Provided data ▸
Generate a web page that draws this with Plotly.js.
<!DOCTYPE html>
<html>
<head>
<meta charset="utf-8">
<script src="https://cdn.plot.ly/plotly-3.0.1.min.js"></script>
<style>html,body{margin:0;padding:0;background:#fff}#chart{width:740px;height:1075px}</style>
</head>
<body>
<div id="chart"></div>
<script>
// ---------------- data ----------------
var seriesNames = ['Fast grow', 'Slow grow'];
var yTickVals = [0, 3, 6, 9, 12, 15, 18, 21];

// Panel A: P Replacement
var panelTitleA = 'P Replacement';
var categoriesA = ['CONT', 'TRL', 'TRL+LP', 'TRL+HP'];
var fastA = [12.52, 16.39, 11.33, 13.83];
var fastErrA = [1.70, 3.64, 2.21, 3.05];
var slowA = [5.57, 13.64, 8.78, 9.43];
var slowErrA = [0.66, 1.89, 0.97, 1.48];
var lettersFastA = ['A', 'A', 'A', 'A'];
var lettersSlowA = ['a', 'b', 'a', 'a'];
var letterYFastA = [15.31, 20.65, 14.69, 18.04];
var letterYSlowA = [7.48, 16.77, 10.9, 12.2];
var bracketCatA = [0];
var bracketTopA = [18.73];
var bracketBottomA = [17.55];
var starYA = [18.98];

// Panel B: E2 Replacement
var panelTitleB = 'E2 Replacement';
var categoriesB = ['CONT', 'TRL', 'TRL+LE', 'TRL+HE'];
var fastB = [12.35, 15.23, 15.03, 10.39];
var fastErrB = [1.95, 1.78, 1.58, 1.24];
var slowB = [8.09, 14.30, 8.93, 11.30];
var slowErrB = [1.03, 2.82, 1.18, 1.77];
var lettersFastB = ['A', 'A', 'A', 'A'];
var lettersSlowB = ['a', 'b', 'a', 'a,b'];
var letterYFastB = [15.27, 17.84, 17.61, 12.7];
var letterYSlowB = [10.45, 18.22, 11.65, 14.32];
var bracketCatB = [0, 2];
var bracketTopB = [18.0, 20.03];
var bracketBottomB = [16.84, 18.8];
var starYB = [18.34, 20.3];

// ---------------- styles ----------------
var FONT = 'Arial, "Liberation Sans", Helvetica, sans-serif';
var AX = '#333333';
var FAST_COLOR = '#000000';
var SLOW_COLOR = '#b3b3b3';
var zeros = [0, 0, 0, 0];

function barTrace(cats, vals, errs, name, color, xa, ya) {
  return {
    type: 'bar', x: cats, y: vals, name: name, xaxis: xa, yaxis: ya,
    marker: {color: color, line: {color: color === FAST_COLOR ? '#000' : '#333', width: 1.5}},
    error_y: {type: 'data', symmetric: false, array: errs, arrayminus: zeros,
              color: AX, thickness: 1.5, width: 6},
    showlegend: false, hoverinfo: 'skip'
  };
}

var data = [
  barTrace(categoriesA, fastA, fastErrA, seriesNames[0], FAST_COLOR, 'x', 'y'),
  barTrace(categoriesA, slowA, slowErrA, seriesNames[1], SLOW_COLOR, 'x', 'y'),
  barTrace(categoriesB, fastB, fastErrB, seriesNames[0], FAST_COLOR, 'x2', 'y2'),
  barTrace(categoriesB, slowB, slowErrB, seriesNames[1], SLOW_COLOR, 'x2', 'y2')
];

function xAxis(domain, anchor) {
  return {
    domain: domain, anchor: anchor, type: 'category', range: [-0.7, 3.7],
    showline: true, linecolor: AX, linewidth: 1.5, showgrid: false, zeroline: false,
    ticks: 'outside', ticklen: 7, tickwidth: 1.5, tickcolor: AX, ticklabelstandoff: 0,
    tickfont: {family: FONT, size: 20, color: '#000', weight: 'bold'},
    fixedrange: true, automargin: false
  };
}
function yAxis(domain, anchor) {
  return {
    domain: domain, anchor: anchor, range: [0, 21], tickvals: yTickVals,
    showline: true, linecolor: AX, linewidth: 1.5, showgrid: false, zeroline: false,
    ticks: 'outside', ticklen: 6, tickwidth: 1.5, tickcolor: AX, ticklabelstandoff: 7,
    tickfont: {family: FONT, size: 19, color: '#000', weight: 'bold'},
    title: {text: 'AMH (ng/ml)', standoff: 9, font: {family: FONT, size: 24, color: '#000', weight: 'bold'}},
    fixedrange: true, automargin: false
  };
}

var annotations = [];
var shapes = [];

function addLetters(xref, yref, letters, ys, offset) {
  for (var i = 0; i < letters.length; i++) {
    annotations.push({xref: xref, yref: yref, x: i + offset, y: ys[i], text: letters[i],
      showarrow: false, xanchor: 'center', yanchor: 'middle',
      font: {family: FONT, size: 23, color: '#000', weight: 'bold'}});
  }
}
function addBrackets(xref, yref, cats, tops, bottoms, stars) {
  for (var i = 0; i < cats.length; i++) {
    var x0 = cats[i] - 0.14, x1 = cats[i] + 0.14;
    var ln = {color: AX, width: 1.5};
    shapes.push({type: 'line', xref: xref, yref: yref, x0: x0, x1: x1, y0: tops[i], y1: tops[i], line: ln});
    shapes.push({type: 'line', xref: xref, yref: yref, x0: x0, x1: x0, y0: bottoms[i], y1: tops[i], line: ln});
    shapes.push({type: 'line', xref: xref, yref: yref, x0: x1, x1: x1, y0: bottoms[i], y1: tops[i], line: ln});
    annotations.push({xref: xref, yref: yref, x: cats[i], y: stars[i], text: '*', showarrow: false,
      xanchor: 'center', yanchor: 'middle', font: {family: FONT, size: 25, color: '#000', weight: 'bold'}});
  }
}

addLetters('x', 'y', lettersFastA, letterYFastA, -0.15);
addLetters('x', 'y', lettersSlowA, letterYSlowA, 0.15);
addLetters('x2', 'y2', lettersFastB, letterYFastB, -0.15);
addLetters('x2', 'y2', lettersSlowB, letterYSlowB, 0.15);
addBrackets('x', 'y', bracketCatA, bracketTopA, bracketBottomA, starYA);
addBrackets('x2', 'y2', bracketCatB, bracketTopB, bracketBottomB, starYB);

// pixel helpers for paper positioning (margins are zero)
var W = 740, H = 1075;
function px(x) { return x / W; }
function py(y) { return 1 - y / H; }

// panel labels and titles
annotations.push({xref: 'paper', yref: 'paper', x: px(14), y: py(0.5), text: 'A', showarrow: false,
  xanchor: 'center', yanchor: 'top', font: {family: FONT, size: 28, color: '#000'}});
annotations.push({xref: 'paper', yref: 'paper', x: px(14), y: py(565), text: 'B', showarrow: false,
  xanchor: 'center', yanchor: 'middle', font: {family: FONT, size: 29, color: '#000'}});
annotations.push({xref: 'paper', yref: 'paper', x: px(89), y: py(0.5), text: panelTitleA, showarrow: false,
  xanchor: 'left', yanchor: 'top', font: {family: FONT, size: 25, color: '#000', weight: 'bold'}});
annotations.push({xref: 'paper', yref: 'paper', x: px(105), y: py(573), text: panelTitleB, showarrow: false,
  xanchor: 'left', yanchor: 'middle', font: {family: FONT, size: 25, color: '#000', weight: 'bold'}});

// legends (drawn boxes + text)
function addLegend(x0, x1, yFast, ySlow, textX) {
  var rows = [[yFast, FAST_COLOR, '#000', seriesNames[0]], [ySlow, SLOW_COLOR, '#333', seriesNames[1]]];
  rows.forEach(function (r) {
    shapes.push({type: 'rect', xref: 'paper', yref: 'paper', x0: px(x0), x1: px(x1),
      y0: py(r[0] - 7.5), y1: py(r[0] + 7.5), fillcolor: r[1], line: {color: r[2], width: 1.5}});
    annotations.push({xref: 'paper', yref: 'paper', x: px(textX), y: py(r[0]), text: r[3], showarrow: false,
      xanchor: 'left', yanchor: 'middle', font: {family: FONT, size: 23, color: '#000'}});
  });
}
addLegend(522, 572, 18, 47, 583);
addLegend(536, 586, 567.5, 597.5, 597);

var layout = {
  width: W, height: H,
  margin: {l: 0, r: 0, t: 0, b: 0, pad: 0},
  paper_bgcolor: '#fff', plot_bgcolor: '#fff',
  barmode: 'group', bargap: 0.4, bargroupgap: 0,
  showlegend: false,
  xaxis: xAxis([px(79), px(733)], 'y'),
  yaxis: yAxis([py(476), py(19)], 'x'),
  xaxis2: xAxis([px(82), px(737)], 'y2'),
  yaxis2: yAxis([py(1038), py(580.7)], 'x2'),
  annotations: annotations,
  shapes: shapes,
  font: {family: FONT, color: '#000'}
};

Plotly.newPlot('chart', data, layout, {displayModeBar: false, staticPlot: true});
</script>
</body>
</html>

Exercise brief ▸
Repeat, word for word, the lines from the opening of the material through the line containing "var yTickVals = [0, 3, 6, 9, 12, 15, 18, 21];".

Written solution ▸
Generate a web page that draws this with Plotly.js.
<!DOCTYPE html>
<html>
<head>
<meta charset="utf-8">
<script src="https://cdn.plot.ly/plotly-3.0.1.min.js"></script>
<style>html,body{margin:0;padding:0;background:#fff}#chart{width:740px;height:1075px}</style>
</head>
<body>
<div id="chart"></div>
<script>
// ---------------- data ----------------
var seriesNames = ['Fast grow', 'Slow grow'];
var yTickVals = [0, 3, 6, 9, 12, 15, 18, 21];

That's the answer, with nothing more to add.